[EXERCISE DIRECTIONS]:
Write out the material exactly. Do not include the pictures.

-- start of DATA LINES --

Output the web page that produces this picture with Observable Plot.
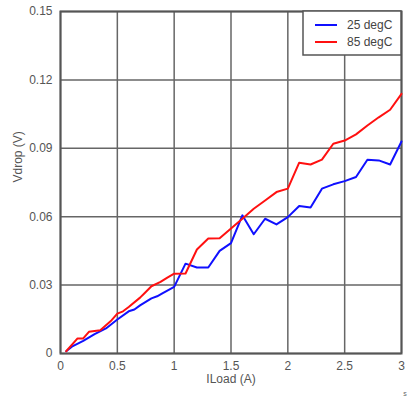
<!DOCTYPE html>
<html>
<head>
<meta charset="utf-8">
<script src="https://cdn.jsdelivr.net/npm/d3@7"></script>
<script src="https://cdn.jsdelivr.net/npm/@observablehq/plot@0.6"></script>
<style>
  html, body { margin: 0; padding: 0; background: #fff; }
  #chart { width: 409px; height: 398px; }
</style>
</head>
<body>
<div id="chart"></div>
<script>
const seriesNames = ["25 degC", "85 degC"];
const seriesColors = ["#1010ff", "#ff1010"];

const blueX = [0.05,0.1,0.2,0.3,0.4,0.5,0.6,0.65,0.7,0.8,0.85,0.9,1.0,1.1,1.2,1.3,1.4,1.5,1.6,1.7,1.8,1.9,2.0,2.1,2.2,2.3,2.4,2.5,2.6,2.7,2.8,2.9,3.0];
const blueY = [0.001,0.003,0.0055,0.0085,0.011,0.0149,0.0185,0.0193,0.0211,0.0242,0.0251,0.0265,0.0292,0.0394,0.0377,0.0377,0.045,0.0484,0.0606,0.0523,0.0591,0.0566,0.0598,0.0647,0.064,0.0723,0.0742,0.0756,0.0774,0.085,0.0847,0.0829,0.0930];

const redX = [0.05,0.15,0.2,0.25,0.35,0.45,0.5,0.55,0.6,0.7,0.75,0.8,0.88,0.94,1.0,1.1,1.2,1.3,1.4,1.5,1.6,1.7,1.8,1.9,2.0,2.1,2.2,2.3,2.4,2.5,2.6,2.7,2.8,2.9,3.0];
const redY = [0.001,0.0066,0.0066,0.0095,0.0102,0.0146,0.0175,0.0185,0.0204,0.0245,0.027,0.0295,0.0314,0.0333,0.035,0.0351,0.0456,0.0504,0.0505,0.0548,0.0591,0.0635,0.0671,0.0708,0.0723,0.0837,0.0829,0.085,0.092,0.0934,0.0961,0.1,0.1036,0.1069,0.1139];

const xTicks = [0, 0.5, 1, 1.5, 2, 2.5, 3];
const yTicks = [0, 0.03, 0.06, 0.09, 0.12, 0.15];
const xLabel = "ILoad (A)";
const yLabel = "Vdrop (V)";

const data = [
  ...blueX.map((x, i) => ({x, y: blueY[i], s: seriesNames[0]})),
  ...redX.map((x, i) => ({x, y: redY[i], s: seriesNames[1]}))
];

const font = "Arial, 'Liberation Sans', sans-serif";

const chart = Plot.plot({
  width: 409,
  height: 398,
  marginLeft: 60,
  marginRight: 8,
  marginTop: 11,
  marginBottom: 45,
  style: {fontFamily: font, fontSize: "12px", background: "#fff", color: "#555"},
  x: {domain: [0, 3], ticks: xTicks},
  y: {domain: [0, 0.15], ticks: yTicks},
  color: {domain: seriesNames, range: seriesColors},
  marks: [
    Plot.ruleX(xTicks, {stroke: "#666", strokeWidth: 1.5}),
    Plot.ruleY(yTicks, {stroke: "#666", strokeWidth: 1.5}),
    Plot.frame({stroke: "#555", strokeWidth: 2}),
    Plot.line(data, {x: "x", y: "y", z: "s", stroke: "s", strokeWidth: 2}),
    Plot.axisX(xTicks, {tickSize: 0, tickPadding: 8, label: null, fill: "#555", tickFormat: d => String(d)}),
    Plot.axisY(yTicks, {tickSize: 0, tickPadding: 8, label: null, fill: "#555", tickFormat: d => String(d)}),
    Plot.text([xLabel], {frameAnchor: "bottom", dy: 29, fill: "#555", fontSize: 12}),
    Plot.text([yLabel], {frameAnchor: "left", dx: -42, rotate: -90, fill: "#555", fontSize: 12})
  ]
});

document.getElementById("chart").appendChild(chart);

// Legend in the top-right corner of the frame
const svg = d3.select(chart);
const fr = {left: 60, right: 409 - 8, top: 11};
const boxW = 98, boxH = 44;
const g = svg.append("g").attr("transform", `translate(${fr.right - boxW},${fr.top})`);
g.append("rect").attr("width", boxW).attr("height", boxH)
  .attr("fill", "#fff").attr("stroke", "#555").attr("stroke-width", 1.5);
seriesNames.forEach((name, i) => {
  const yy = 14 + i * 17;
  g.append("line").attr("x1", 12).attr("x2", 34).attr("y1", yy).attr("y2", yy)
    .attr("stroke", seriesColors[i]).attr("stroke-width", 2);
  g.append("text").attr("x", 44).attr("y", yy).attr("dy", "0.35em")
    .attr("text-anchor", "start")
    .attr("fill", "#444").attr("font-size", 12).attr("font-family", font).text(name);
});
svg.append("text").attr("x", 405).attr("y", 396).attr("text-anchor", "middle")
  .attr("fill", "#666").attr("font-size", 7).attr("font-family", font).text("s");
</script>
</body>
</html>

-- end of DATA LINES --

[EXPECTED OUTPUT]:
Output the web page that produces this picture with Observable Plot.
<!DOCTYPE html>
<html>
<head>
<meta charset="utf-8">
<script src="https://cdn.jsdelivr.net/npm/d3@7"></script>
<script src="https://cdn.jsdelivr.net/npm/@observablehq/plot@0.6"></script>
<style>
  html, body { margin: 0; padding: 0; background: #fff; }
  #chart { width: 409px; height: 398px; }
</style>
</head>
<body>
<div id="chart"></div>
<script>
const seriesNames = ["25 degC", "85 degC"];
const seriesColors = ["#1010ff", "#ff1010"];

const blueX = [0.05,0.1,0.2,0.3,0.4,0.5,0.6,0.65,0.7,0.8,0.85,0.9,1.0,1.1,1.2,1.3,1.4,1.5,1.6,1.7,1.8,1.9,2.0,2.1,2.2,2.3,2.4,2.5,2.6,2.7,2.8,2.9,3.0];
const blueY = [0.001,0.003,0.0055,0.0085,0.011,0.0149,0.0185,0.0193,0.0211,0.0242,0.0251,0.0265,0.0292,0.0394,0.0377,0.0377,0.045,0.0484,0.0606,0.0523,0.0591,0.0566,0.0598,0.0647,0.064,0.0723,0.0742,0.0756,0.0774,0.085,0.0847,0.0829,0.0930];

const redX = [0.05,0.15,0.2,0.25,0.35,0.45,0.5,0.55,0.6,0.7,0.75,0.8,0.88,0.94,1.0,1.1,1.2,1.3,1.4,1.5,1.6,1.7,1.8,1.9,2.0,2.1,2.2,2.3,2.4,2.5,2.6,2.7,2.8,2.9,3.0];
const redY = [0.001,0.0066,0.0066,0.0095,0.0102,0.0146,0.0175,0.0185,0.0204,0.0245,0.027,0.0295,0.0314,0.0333,0.035,0.0351,0.0456,0.0504,0.0505,0.0548,0.0591,0.0635,0.0671,0.0708,0.0723,0.0837,0.0829,0.085,0.092,0.0934,0.0961,0.1,0.1036,0.1069,0.1139];

const xTicks = [0, 0.5, 1, 1.5, 2, 2.5, 3];
const yTicks = [0, 0.03, 0.06, 0.09, 0.12, 0.15];
const xLabel = "ILoad (A)";
const yLabel = "Vdrop (V)";

const data = [
  ...blueX.map((x, i) => ({x, y: blueY[i], s: seriesNames[0]})),
  ...redX.map((x, i) => ({x, y: redY[i], s: seriesNames[1]}))
];

const font = "Arial, 'Liberation Sans', sans-serif";

const chart = Plot.plot({
  width: 409,
  height: 398,
  marginLeft: 60,
  marginRight: 8,
  marginTop: 11,
  marginBottom: 45,
  style: {fontFamily: font, fontSize: "12px", background: "#fff", color: "#555"},
  x: {domain: [0, 3], ticks: xTicks},
  y: {domain: [0, 0.15], ticks: yTicks},
  color: {domain: seriesNames, range: seriesColors},
  marks: [
    Plot.ruleX(xTicks, {stroke: "#666", strokeWidth: 1.5}),
    Plot.ruleY(yTicks, {stroke: "#666", strokeWidth: 1.5}),
    Plot.frame({stroke: "#555", strokeWidth: 2}),
    Plot.line(data, {x: "x", y: "y", z: "s", stroke: "s", strokeWidth: 2}),
    Plot.axisX(xTicks, {tickSize: 0, tickPadding: 8, label: null, fill: "#555", tickFormat: d => String(d)}),
    Plot.axisY(yTicks, {tickSize: 0, tickPadding: 8, label: null, fill: "#555", tickFormat: d => String(d)}),
    Plot.text([xLabel], {frameAnchor: "bottom", dy: 29, fill: "#555", fontSize: 12}),
    Plot.text([yLabel], {frameAnchor: "left", dx: -42, rotate: -90, fill: "#555", fontSize: 12})
  ]
});

document.getElementById("chart").appendChild(chart);

// Legend in the top-right corner of the frame
const svg = d3.select(chart);
const fr = {left: 60, right: 409 - 8, top: 11};
const boxW = 98, boxH = 44;
const g = svg.append("g").attr("transform", `translate(${fr.right - boxW},${fr.top})`);
g.append("rect").attr("width", boxW).attr("height", boxH)
  .attr("fill", "#fff").attr("stroke", "#555").attr("stroke-width", 1.5);
seriesNames.forEach((name, i) => {
  const yy = 14 + i * 17;
  g.append("line").attr("x1", 12).attr("x2", 34).attr("y1", yy).attr("y2", yy)
    .attr("stroke", seriesColors[i]).attr("stroke-width", 2);
  g.append("text").attr("x", 44).attr("y", yy).attr("dy", "0.35em")
    .attr("text-anchor", "start")
    .attr("fill", "#444").attr("font-size", 12).attr("font-family", font).text(name);
});
svg.append("text").attr("x", 405).attr("y", 396).attr("text-anchor", "middle")
  .attr("fill", "#666").attr("font-size", 7).attr("font-family", font).text("s");
</script>
</body>
</html>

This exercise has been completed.